+++ MATERIAL +++

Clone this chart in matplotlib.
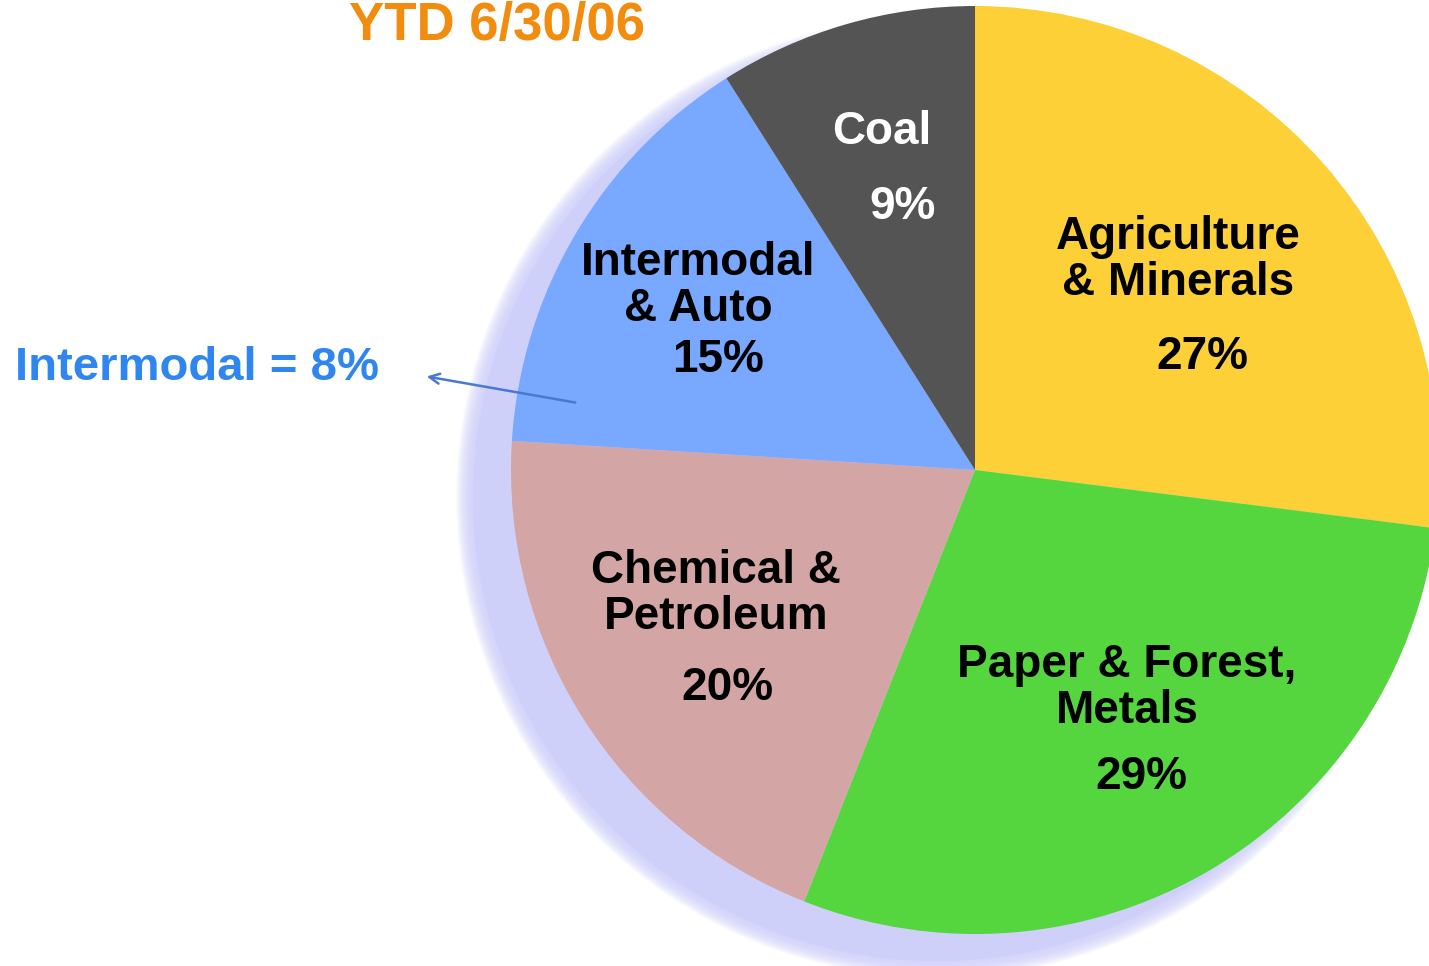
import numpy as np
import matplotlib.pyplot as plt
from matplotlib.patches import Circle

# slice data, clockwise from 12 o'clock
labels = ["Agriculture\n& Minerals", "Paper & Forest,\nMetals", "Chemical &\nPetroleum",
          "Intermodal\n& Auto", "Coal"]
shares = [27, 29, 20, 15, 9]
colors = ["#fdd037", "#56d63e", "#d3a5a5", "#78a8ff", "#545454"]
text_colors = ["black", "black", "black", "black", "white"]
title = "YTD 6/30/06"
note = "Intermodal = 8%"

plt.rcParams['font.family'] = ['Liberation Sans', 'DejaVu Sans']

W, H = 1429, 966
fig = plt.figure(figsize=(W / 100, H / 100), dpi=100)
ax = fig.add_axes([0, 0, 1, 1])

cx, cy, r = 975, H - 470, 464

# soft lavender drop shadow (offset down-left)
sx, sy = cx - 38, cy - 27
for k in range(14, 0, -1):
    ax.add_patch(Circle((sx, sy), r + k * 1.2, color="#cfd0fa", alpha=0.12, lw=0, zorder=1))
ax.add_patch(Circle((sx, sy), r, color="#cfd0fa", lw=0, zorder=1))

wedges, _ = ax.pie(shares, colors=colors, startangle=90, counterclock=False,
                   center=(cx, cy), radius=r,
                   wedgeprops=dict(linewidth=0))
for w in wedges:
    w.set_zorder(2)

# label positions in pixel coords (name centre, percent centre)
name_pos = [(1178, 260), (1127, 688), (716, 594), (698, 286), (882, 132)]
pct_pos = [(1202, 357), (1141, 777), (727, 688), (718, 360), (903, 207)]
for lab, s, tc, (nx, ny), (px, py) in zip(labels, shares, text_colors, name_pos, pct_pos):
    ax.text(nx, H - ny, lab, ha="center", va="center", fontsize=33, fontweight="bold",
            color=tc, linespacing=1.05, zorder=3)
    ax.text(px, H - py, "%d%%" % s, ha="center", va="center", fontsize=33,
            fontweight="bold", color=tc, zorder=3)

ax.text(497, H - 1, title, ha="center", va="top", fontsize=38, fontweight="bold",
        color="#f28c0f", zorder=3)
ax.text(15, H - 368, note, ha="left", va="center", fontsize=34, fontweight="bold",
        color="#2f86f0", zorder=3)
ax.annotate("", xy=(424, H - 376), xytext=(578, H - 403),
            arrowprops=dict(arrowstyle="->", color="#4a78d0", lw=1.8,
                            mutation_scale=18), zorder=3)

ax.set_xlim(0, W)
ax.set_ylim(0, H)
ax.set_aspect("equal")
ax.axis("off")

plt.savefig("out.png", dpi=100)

+++

THE TASK: Return exactly what appears from the opening line of the material through the line with "from matplotlib.patches import Circle", apart from the pictures.

WRITTEN SOLUTION:
Clone this chart in matplotlib.
import numpy as np
import matplotlib.pyplot as plt
from matplotlib.patches import Circle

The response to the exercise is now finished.